▸ **What is being asked**:
Tally the lines that contain the string "this" and state that total without comment.

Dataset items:
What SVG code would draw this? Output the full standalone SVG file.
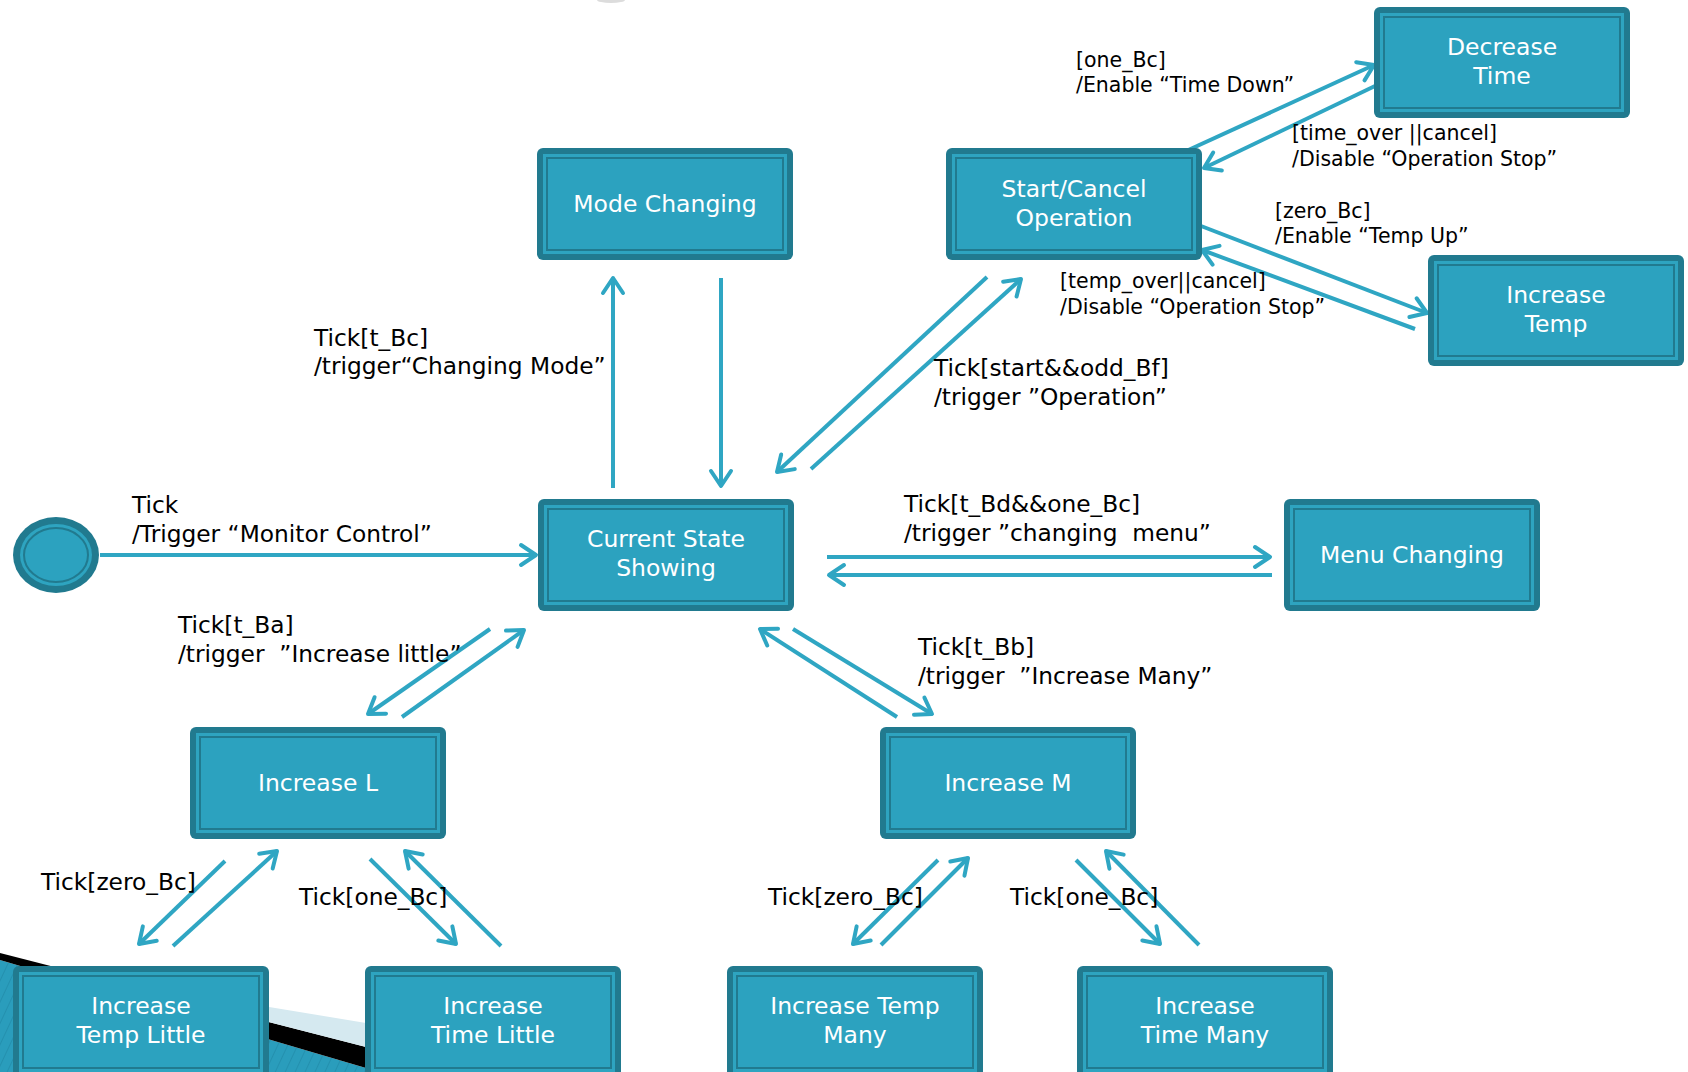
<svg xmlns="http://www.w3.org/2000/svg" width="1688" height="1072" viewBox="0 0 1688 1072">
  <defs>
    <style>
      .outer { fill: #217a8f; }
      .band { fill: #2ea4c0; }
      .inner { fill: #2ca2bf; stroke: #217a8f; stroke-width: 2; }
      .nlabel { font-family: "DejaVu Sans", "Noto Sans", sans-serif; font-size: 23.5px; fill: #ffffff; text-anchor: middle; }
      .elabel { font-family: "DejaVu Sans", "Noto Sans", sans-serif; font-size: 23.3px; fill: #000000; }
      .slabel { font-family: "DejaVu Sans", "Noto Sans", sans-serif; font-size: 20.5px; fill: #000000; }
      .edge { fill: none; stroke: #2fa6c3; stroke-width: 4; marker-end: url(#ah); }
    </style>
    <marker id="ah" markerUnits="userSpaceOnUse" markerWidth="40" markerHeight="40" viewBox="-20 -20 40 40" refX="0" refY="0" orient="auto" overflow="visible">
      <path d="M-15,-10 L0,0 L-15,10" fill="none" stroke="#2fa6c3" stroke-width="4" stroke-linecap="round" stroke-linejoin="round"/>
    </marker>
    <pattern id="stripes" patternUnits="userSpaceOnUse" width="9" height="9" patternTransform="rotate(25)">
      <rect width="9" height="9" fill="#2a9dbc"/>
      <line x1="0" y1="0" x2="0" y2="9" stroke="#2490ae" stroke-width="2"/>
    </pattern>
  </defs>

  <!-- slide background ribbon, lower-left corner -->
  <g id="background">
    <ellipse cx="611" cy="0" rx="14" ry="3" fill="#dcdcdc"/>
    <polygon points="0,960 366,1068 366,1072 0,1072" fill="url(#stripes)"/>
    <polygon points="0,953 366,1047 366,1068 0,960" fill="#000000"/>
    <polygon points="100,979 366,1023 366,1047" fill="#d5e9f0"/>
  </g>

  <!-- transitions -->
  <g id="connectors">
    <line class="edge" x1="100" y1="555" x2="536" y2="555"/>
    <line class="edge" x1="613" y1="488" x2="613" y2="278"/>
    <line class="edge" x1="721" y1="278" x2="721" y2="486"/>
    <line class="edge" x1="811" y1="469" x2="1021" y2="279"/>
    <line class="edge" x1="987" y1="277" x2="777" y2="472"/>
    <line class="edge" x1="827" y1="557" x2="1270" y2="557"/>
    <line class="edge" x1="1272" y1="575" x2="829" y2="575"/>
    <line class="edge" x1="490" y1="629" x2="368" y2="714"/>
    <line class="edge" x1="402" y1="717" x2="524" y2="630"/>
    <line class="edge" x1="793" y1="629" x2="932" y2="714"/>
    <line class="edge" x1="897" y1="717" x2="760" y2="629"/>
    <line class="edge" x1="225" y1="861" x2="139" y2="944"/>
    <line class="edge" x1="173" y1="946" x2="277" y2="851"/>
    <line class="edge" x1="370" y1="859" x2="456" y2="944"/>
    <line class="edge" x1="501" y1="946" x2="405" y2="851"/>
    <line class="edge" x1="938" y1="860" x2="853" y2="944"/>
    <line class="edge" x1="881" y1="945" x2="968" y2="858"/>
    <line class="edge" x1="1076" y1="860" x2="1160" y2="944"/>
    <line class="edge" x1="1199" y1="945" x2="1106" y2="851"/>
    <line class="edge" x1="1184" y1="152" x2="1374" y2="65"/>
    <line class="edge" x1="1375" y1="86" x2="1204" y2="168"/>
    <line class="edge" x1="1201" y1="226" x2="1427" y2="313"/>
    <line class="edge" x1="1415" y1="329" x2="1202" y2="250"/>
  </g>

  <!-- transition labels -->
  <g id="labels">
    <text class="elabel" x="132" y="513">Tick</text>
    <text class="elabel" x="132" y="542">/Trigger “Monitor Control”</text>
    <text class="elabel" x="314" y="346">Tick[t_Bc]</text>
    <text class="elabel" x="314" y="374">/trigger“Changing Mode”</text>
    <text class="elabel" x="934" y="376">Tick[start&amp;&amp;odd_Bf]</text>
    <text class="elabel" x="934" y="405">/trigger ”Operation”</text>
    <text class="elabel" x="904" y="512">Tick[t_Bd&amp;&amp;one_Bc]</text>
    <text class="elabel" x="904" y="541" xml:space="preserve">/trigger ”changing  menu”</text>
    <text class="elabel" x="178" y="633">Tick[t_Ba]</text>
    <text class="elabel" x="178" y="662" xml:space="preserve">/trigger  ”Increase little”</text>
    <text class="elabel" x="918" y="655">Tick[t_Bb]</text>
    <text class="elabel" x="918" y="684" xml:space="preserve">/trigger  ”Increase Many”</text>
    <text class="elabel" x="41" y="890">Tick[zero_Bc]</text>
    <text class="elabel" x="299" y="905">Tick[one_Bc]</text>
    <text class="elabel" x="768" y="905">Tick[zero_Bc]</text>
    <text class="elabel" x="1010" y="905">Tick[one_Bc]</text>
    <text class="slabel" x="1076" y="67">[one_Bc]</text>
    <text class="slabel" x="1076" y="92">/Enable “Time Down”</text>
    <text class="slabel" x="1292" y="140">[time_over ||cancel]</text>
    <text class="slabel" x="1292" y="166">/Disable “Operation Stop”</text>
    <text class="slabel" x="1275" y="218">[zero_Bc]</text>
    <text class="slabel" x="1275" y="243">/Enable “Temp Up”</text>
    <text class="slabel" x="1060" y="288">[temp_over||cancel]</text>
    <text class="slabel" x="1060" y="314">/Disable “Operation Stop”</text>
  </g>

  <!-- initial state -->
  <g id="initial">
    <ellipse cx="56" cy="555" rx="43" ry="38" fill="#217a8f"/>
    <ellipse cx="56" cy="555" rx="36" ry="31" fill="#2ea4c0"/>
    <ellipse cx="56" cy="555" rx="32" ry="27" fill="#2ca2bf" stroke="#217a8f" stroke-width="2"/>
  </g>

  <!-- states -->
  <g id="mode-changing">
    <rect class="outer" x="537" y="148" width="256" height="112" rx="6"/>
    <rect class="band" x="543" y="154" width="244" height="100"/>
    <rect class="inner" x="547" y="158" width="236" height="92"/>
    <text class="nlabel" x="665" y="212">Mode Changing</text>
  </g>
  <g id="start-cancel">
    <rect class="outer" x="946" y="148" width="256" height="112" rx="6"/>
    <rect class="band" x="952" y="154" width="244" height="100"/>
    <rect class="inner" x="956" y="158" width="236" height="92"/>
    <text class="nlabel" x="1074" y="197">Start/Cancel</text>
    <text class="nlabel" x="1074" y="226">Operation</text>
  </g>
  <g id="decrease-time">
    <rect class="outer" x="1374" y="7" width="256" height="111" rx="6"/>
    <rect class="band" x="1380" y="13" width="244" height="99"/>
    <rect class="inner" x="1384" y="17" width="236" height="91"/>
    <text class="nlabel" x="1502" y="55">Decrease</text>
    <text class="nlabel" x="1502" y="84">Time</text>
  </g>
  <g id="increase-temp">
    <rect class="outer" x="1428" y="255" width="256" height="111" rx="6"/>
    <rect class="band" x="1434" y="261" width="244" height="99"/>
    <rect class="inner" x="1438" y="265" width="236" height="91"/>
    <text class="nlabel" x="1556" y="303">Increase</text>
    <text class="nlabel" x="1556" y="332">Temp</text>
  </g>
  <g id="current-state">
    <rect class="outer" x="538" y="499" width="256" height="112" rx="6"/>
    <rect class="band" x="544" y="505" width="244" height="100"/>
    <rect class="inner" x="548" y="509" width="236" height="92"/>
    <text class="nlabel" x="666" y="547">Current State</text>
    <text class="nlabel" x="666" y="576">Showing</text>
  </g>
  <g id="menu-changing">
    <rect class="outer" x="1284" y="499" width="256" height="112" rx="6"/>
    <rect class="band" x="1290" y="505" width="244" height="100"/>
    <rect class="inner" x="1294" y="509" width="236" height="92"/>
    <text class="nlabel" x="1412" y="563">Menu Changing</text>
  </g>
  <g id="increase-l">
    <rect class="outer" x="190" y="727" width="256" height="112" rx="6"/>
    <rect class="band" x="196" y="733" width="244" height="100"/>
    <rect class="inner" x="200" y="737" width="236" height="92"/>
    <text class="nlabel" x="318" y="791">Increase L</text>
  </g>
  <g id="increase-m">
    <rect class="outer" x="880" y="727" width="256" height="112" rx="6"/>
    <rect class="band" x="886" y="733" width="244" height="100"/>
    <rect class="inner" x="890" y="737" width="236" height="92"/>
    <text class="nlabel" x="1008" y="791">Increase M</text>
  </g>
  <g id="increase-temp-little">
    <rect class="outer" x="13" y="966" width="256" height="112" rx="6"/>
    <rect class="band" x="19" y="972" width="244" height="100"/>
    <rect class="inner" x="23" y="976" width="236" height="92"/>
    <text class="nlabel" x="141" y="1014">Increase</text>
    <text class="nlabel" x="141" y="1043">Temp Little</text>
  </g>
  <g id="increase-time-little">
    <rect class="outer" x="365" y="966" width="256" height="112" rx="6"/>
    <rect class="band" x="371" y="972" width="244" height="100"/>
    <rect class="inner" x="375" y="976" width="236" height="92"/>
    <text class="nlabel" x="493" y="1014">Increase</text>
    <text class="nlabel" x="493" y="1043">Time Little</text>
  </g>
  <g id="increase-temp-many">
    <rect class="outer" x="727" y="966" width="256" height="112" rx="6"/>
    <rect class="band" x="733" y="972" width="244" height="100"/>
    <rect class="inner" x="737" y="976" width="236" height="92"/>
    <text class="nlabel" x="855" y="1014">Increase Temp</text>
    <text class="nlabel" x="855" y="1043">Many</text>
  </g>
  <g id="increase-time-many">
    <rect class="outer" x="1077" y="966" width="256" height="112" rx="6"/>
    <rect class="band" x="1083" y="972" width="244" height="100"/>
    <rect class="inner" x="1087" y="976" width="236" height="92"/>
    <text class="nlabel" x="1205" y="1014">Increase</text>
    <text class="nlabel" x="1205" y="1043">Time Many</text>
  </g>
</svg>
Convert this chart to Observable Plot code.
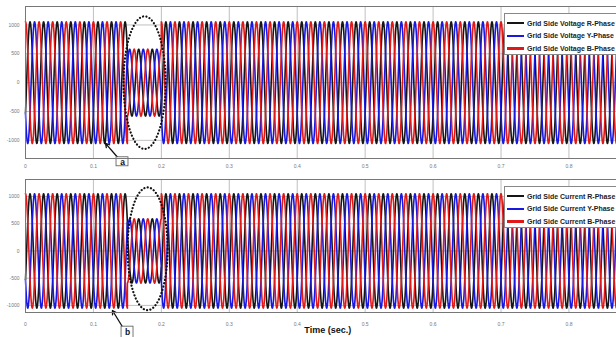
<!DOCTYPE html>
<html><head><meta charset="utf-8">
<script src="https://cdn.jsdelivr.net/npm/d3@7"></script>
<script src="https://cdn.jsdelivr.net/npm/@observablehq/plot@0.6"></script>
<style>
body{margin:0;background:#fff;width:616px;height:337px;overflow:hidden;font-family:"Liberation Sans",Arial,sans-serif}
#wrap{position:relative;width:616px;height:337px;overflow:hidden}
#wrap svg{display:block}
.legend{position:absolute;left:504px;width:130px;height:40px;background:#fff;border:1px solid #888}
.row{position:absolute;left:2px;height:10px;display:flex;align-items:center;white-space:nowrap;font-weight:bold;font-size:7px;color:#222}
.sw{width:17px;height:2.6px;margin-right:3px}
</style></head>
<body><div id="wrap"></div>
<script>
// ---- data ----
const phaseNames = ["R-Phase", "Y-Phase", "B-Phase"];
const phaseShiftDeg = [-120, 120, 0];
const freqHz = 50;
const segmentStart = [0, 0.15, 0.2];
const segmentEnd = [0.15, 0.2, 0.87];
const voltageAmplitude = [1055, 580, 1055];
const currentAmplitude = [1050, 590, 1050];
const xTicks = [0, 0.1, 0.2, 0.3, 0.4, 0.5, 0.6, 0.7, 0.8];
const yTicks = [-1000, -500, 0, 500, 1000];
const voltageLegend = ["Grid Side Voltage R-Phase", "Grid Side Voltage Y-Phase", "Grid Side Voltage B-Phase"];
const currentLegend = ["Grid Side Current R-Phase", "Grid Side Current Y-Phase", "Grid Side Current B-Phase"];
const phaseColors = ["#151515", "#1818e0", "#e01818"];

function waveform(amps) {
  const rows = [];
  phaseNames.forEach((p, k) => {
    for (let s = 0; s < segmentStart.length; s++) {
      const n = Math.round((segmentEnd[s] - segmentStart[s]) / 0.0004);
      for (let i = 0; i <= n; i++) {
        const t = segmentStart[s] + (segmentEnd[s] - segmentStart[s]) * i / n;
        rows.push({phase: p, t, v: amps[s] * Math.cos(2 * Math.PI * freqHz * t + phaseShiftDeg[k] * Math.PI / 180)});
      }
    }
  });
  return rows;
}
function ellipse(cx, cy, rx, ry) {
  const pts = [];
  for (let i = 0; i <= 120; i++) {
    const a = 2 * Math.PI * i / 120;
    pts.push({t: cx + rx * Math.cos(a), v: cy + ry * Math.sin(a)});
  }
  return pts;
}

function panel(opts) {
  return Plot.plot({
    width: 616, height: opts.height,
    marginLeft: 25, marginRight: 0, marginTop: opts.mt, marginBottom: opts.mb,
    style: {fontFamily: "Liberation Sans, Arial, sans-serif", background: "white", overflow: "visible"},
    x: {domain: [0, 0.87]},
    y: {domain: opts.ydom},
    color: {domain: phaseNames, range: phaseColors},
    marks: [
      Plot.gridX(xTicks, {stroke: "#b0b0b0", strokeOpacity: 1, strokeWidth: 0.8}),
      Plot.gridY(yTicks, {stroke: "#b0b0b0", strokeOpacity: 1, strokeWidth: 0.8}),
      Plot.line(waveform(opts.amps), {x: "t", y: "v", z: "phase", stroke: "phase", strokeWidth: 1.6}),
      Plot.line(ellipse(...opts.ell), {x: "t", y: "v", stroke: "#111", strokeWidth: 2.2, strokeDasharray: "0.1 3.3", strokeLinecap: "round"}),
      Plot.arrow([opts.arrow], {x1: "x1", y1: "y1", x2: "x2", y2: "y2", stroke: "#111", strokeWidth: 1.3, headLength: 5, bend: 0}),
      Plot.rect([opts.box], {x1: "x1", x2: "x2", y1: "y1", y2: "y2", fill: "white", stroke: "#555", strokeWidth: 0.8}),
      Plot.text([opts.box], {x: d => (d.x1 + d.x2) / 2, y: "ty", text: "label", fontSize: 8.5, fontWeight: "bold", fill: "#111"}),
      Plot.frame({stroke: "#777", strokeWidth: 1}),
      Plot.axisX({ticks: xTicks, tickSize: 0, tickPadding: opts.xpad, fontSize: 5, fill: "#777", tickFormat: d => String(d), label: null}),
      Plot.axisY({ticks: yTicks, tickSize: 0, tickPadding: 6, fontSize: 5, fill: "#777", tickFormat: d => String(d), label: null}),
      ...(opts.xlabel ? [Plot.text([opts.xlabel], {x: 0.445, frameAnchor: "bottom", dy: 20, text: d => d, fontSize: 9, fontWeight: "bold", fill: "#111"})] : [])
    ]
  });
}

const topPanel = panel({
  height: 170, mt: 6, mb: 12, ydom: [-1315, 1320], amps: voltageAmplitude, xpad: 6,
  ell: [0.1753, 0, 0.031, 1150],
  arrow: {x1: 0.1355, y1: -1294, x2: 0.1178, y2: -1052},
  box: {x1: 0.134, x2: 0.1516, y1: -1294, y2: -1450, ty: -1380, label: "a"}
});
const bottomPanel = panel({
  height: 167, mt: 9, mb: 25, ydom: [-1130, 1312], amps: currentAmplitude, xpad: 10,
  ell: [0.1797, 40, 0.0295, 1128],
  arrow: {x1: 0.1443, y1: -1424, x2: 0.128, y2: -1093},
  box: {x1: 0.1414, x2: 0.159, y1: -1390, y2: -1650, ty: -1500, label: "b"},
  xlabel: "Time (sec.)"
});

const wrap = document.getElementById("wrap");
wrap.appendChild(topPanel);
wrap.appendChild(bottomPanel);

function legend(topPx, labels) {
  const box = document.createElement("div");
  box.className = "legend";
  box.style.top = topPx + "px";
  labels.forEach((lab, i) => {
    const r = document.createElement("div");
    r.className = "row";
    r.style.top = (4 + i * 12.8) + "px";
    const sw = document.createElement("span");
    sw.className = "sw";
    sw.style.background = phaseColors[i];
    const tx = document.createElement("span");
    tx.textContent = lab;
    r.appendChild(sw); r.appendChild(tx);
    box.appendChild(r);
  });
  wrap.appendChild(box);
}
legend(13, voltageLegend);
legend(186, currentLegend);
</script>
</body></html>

▸ **Written solution**:
2